Reputation: 45
One pattern I recently started using is writing class methods to return instances. In particular, I've been using it for dataclasses (with or without the @dataclass decorator). But it has also led me to defining vague __init__ methods as follows:
def __init__(self, **kwargs):
for k,v in kwargs:
setattr(self, k, v)
As a more fleshed out example, let's say I'm writing a metadata class that holds the details of a standardized test question. I expect all instances of the class to have the same attributes, so I use __slots__, and I have functions defined in another module to read various parts of the question from an html file.
class Metadata:
__slots__ = question_id, testid, itemnum, subject, system, topic, images, tables, links
@classmethod
def from_html(cls, html: BeautifulSoup):
# next two lines will create the dict metadata with keys for
# everything in __slots__
metadata = MyModule.parse_details(html)
metadata['images'] = MyModule.process_images(html)
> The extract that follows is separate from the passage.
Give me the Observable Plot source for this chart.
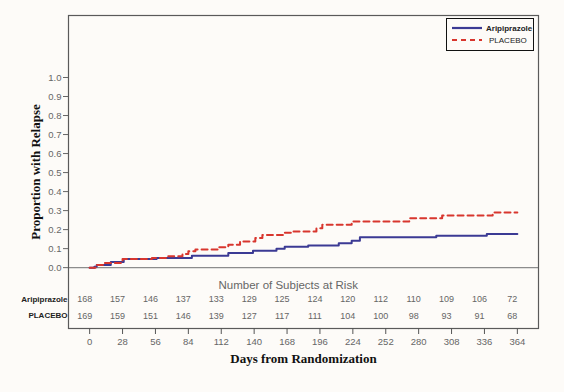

metadata['tables'] = MyModule.read_tables(html)
metadata['links'] = MyModule.pull_links(html)
return cls(**metadata)
@classmethod
def from_file(filepath: str):
with open(filepath, 'r') as f:
metadata = json.load(f)
return cls(**metadata)
def __init__(self, **kwargs):
for k,v in kwargs:
setattr(self, k, v)
So to me this seems like the best way to accomplish the task, which is create a dataclass to hold metadata which can be initialized from multiple different sources (files, dicts, other dataclasses I've defined, etc). The downside is that __init__ is very opaque. Also it feels weird to use **kwargs when the __init__ has to take the same keyword arguments every time for the class to work as I intend (that's partly why I used __slots__ too: to make the definition of the dataclass more clear).
Also the documentation of the attrs
package for Python says this:
For similar reasons, we strongly discourage from patterns like:
pt = Point(**row.attributes)
which couples your classes to the database data model. Try to design your classes in a way that is clean and convenient to use – not based on your database format. The database format can change anytime and you’re stuck with a bad class design that is hard to change. Embrace functions and classmethods as a filter between reality and what’s best for you to work with.
That's near the top of the page of the link I included, and I really don't understand what it's trying to say, hence my question.
So would you implement my code any differently, and what is the attrs documentation trying to say?
Upvotes: 0
Views: 163
Reputation: 11496
Suppose you have the following JSON:
{
"userId": 1,
"id": 1,
"title": "delectus aut autem",
"completed": false
}
and you initialize your class doing
class Post:
def __init__(self, **kwargs):
for k, v in kwargs.items():
setattr(self, k, v)
import json
with open(filepath, encoding='utf-8') as f:
data = json.load(f)
post = Post(**data)
The following code
if not post.completed:
# do something and exit
else:
print(post.userId)
will work as expected. However, suppose you need to rename e the userId
column to user_id
(the "The database format can change anytime" part of the documentation). Now you need to rename ALL the occurences of post.userId
to post.user_id
in all of your code. It's fine if your codebase consists of only one Python file, but what if it contains a lot of files and dependencies?
Now suppose you initialize your class doing
class Post:
def __init__(self, postId, id, title, completed):
self.postId = postId
self.id = id
self.title = title
self.completed = completed
import json
with open(filepath, encoding='utf-8') as f:
data = json.load(f)
post = Post(
postId=data['postId'],
id=data['id'],
title=data['title'],
completed=data['completed'],
)
Now if postId
is renamed to post_id
, you only need to change ONE place in your whole codebase: when you read from the JSON file.
Other situations include
aVeryLongFieldNameThatYouDoesNotWantYoInsertIntoYourPythonCode
snake_case
instead of camelCase
mypy
, which does not work very well with setattr
Upvotes: 0